▼▼▼

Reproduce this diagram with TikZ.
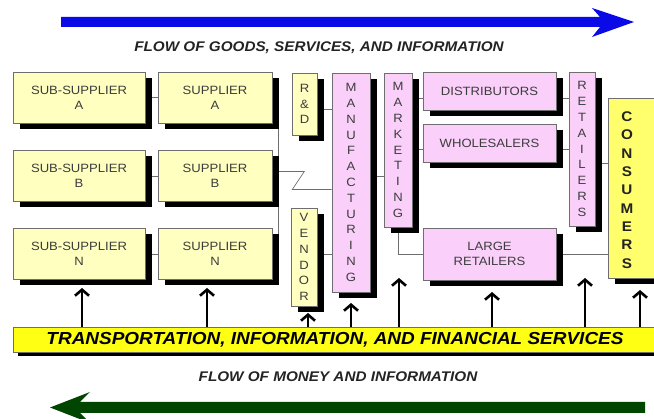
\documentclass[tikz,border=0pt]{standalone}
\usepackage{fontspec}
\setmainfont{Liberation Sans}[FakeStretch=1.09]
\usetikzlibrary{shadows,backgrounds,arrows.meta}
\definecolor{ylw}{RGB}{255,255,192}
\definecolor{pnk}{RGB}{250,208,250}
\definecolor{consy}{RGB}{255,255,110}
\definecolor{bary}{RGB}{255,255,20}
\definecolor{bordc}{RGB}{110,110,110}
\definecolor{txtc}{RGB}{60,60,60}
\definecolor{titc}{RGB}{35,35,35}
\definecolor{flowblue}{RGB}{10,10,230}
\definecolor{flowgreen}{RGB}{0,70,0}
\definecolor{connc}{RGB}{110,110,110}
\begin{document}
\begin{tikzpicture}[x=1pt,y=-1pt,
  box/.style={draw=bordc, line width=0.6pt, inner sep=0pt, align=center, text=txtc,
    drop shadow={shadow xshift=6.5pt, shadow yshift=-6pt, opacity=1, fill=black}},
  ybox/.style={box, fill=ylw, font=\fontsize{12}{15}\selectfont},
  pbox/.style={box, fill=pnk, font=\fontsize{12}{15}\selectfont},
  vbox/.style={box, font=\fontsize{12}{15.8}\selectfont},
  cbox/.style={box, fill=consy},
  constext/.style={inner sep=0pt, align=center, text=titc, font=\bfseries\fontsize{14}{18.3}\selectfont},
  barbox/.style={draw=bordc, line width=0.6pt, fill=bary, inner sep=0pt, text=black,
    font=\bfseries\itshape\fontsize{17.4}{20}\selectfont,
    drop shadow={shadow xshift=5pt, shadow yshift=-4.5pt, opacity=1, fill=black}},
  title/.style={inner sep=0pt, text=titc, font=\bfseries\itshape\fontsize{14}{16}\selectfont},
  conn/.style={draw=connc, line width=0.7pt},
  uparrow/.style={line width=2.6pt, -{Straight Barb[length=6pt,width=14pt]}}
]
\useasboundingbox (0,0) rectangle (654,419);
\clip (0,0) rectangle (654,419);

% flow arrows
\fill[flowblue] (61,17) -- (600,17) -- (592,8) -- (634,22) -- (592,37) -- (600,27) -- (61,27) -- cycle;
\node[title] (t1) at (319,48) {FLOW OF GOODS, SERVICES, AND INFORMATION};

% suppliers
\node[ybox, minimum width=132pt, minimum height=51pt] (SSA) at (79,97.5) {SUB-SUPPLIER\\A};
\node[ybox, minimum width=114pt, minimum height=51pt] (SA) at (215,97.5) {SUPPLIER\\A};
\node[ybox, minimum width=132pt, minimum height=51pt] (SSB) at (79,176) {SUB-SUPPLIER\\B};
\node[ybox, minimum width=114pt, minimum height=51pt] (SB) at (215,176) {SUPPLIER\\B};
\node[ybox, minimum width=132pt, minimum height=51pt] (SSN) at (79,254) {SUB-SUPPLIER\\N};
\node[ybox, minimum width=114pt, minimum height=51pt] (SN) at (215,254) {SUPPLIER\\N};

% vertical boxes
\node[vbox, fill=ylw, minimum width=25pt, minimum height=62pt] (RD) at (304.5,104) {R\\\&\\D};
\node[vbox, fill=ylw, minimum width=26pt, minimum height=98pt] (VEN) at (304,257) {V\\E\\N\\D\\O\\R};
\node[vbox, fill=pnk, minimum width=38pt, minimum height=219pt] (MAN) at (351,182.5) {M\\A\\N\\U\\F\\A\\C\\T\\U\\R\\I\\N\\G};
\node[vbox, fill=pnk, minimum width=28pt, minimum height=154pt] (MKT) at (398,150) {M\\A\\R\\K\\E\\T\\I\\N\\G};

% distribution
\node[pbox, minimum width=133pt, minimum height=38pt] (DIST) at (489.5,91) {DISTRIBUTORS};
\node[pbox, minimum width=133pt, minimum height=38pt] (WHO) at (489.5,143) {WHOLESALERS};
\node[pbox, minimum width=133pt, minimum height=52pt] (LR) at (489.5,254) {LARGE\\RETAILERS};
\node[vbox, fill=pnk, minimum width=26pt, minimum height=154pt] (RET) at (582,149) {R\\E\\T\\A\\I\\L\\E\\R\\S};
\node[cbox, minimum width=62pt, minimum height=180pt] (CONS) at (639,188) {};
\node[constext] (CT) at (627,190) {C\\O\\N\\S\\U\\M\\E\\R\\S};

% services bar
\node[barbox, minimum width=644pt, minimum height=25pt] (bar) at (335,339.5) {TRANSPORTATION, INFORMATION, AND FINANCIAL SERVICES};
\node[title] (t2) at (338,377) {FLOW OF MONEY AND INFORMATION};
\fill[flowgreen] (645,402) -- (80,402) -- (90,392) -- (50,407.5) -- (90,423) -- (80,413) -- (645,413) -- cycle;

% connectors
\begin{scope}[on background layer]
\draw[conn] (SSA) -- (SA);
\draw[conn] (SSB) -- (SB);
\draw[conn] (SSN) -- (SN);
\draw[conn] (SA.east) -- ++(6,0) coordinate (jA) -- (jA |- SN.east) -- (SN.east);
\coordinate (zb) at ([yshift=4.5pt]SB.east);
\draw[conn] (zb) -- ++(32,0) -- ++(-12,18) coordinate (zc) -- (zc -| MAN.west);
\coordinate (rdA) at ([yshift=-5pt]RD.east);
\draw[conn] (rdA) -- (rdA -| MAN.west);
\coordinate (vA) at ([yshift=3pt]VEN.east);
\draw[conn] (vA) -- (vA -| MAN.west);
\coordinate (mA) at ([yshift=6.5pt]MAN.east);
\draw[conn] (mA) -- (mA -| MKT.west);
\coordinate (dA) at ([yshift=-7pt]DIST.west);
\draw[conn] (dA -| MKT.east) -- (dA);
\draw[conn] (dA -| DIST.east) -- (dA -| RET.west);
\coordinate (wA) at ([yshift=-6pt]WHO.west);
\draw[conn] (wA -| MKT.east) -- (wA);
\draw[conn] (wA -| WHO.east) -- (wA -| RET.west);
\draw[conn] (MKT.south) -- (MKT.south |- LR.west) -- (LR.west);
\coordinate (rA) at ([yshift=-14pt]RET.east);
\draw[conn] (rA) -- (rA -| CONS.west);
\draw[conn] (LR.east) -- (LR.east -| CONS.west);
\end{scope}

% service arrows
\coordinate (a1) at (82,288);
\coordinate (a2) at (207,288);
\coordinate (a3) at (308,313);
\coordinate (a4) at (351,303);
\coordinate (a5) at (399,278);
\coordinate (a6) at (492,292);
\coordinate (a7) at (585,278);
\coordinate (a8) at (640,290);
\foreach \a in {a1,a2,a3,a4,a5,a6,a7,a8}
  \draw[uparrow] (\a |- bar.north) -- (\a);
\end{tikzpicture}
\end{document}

▲▲▲

* **EXERCISE GOAL**:
Without the pictures, please reproduce each line of the listing above exactly, from the first one through the line bearing "(t1) at (319,48)".

* **THE ANSWER**:
Reproduce this diagram with TikZ.
\documentclass[tikz,border=0pt]{standalone}
\usepackage{fontspec}
\setmainfont{Liberation Sans}[FakeStretch=1.09]
\usetikzlibrary{shadows,backgrounds,arrows.meta}
\definecolor{ylw}{RGB}{255,255,192}
\definecolor{pnk}{RGB}{250,208,250}
\definecolor{consy}{RGB}{255,255,110}
\definecolor{bary}{RGB}{255,255,20}
\definecolor{bordc}{RGB}{110,110,110}
\definecolor{txtc}{RGB}{60,60,60}
\definecolor{titc}{RGB}{35,35,35}
\definecolor{flowblue}{RGB}{10,10,230}
\definecolor{flowgreen}{RGB}{0,70,0}
\definecolor{connc}{RGB}{110,110,110}
\begin{document}
\begin{tikzpicture}[x=1pt,y=-1pt,
  box/.style={draw=bordc, line width=0.6pt, inner sep=0pt, align=center, text=txtc,
    drop shadow={shadow xshift=6.5pt, shadow yshift=-6pt, opacity=1, fill=black}},
  ybox/.style={box, fill=ylw, font=\fontsize{12}{15}\selectfont},
  pbox/.style={box, fill=pnk, font=\fontsize{12}{15}\selectfont},
  vbox/.style={box, font=\fontsize{12}{15.8}\selectfont},
  cbox/.style={box, fill=consy},
  constext/.style={inner sep=0pt, align=center, text=titc, font=\bfseries\fontsize{14}{18.3}\selectfont},
  barbox/.style={draw=bordc, line width=0.6pt, fill=bary, inner sep=0pt, text=black,
    font=\bfseries\itshape\fontsize{17.4}{20}\selectfont,
    drop shadow={shadow xshift=5pt, shadow yshift=-4.5pt, opacity=1, fill=black}},
  title/.style={inner sep=0pt, text=titc, font=\bfseries\itshape\fontsize{14}{16}\selectfont},
  conn/.style={draw=connc, line width=0.7pt},
  uparrow/.style={line width=2.6pt, -{Straight Barb[length=6pt,width=14pt]}}
]
\useasboundingbox (0,0) rectangle (654,419);
\clip (0,0) rectangle (654,419);

% flow arrows
\fill[flowblue] (61,17) -- (600,17) -- (592,8) -- (634,22) -- (592,37) -- (600,27) -- (61,27) -- cycle;
\node[title] (t1) at (319,48) {FLOW OF GOODS, SERVICES, AND INFORMATION};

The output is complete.